> Raw records
'''
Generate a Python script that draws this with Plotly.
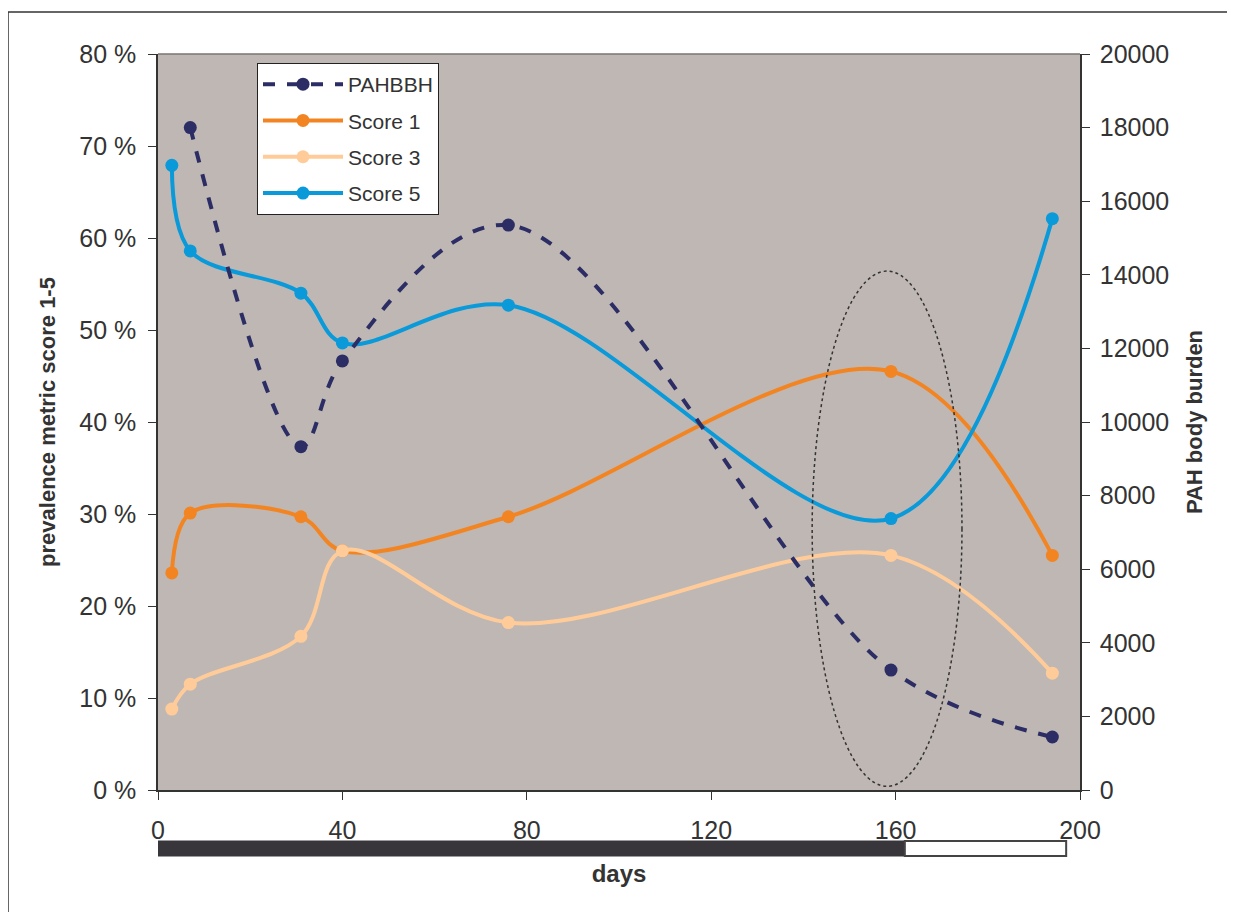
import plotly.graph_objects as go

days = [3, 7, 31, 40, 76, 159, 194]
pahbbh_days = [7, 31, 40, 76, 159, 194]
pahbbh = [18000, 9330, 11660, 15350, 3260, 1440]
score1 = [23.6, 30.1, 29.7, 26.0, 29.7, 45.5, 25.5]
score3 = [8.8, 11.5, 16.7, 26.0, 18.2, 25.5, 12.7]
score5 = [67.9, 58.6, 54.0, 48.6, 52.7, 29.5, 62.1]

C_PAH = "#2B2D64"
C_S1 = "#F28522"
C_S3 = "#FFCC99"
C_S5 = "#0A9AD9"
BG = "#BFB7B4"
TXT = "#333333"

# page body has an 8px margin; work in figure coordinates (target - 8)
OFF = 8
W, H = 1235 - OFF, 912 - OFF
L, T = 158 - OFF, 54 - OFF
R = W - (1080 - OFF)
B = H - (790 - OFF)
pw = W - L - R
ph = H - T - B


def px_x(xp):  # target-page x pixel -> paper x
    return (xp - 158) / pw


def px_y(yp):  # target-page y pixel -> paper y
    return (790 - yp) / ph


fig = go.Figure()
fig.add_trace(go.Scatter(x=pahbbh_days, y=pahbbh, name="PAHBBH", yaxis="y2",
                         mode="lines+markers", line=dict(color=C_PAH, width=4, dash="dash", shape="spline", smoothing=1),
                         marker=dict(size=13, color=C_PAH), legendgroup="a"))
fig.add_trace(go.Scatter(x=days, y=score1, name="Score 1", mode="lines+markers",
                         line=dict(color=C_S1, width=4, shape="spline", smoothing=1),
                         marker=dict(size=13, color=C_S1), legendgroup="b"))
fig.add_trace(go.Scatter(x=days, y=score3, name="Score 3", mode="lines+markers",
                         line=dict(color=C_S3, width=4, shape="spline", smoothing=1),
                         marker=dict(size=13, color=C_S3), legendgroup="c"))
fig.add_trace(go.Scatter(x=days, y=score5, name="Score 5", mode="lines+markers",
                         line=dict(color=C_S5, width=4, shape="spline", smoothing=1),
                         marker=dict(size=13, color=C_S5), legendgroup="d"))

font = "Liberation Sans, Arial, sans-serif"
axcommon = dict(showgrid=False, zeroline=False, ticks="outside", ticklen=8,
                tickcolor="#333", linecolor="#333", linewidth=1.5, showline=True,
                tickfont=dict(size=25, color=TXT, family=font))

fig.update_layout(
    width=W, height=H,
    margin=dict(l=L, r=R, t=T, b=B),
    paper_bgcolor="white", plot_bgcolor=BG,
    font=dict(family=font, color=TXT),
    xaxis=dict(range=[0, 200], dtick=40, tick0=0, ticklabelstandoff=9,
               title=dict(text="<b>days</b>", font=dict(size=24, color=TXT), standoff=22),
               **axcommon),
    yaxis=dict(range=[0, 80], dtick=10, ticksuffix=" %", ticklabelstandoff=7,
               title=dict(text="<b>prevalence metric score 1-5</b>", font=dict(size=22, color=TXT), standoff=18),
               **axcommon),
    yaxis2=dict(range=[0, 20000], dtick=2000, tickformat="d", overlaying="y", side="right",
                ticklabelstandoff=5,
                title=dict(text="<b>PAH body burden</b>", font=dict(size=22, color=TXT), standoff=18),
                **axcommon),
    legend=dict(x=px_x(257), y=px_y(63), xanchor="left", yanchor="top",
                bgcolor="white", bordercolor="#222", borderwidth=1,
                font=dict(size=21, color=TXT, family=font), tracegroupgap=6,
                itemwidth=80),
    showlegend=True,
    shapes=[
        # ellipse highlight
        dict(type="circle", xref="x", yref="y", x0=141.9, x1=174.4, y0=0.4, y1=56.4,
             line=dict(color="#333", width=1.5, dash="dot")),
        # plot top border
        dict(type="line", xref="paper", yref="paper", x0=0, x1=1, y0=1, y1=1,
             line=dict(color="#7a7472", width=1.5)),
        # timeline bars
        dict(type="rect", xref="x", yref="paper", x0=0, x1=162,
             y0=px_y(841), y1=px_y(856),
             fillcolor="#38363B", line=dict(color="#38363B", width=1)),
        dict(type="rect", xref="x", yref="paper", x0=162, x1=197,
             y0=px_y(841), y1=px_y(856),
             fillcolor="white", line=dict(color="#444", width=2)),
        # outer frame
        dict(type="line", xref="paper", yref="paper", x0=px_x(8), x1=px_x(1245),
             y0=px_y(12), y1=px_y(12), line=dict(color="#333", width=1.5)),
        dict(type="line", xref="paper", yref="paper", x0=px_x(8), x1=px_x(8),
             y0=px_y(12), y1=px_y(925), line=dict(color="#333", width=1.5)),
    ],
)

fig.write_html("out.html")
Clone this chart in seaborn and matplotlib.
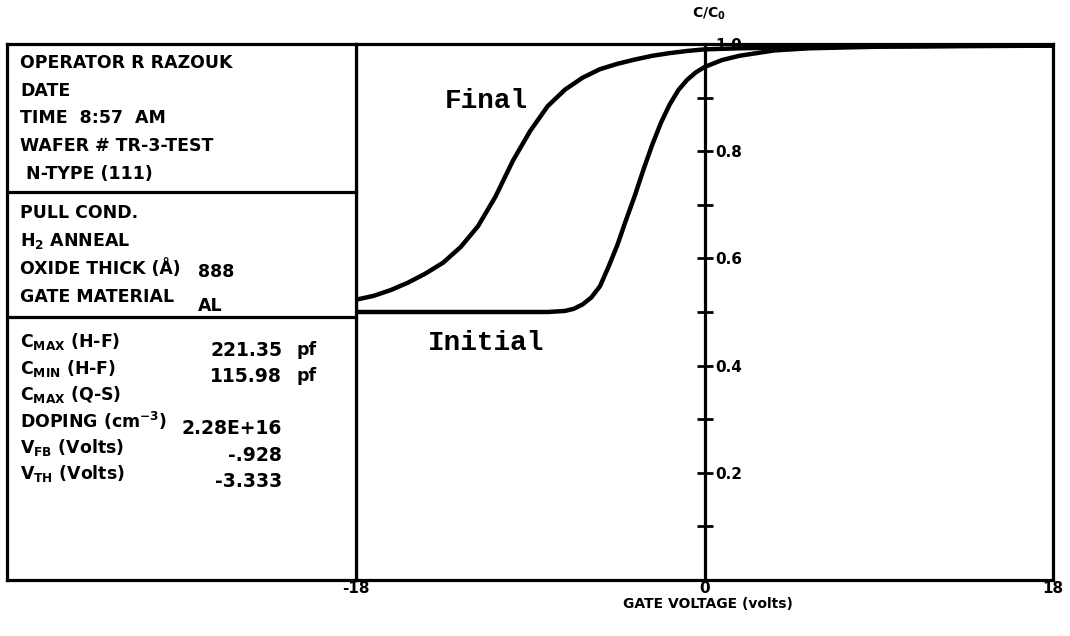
'''
> Task
Tell how many lines contain the word "this", using only the number.

> Correct answer
2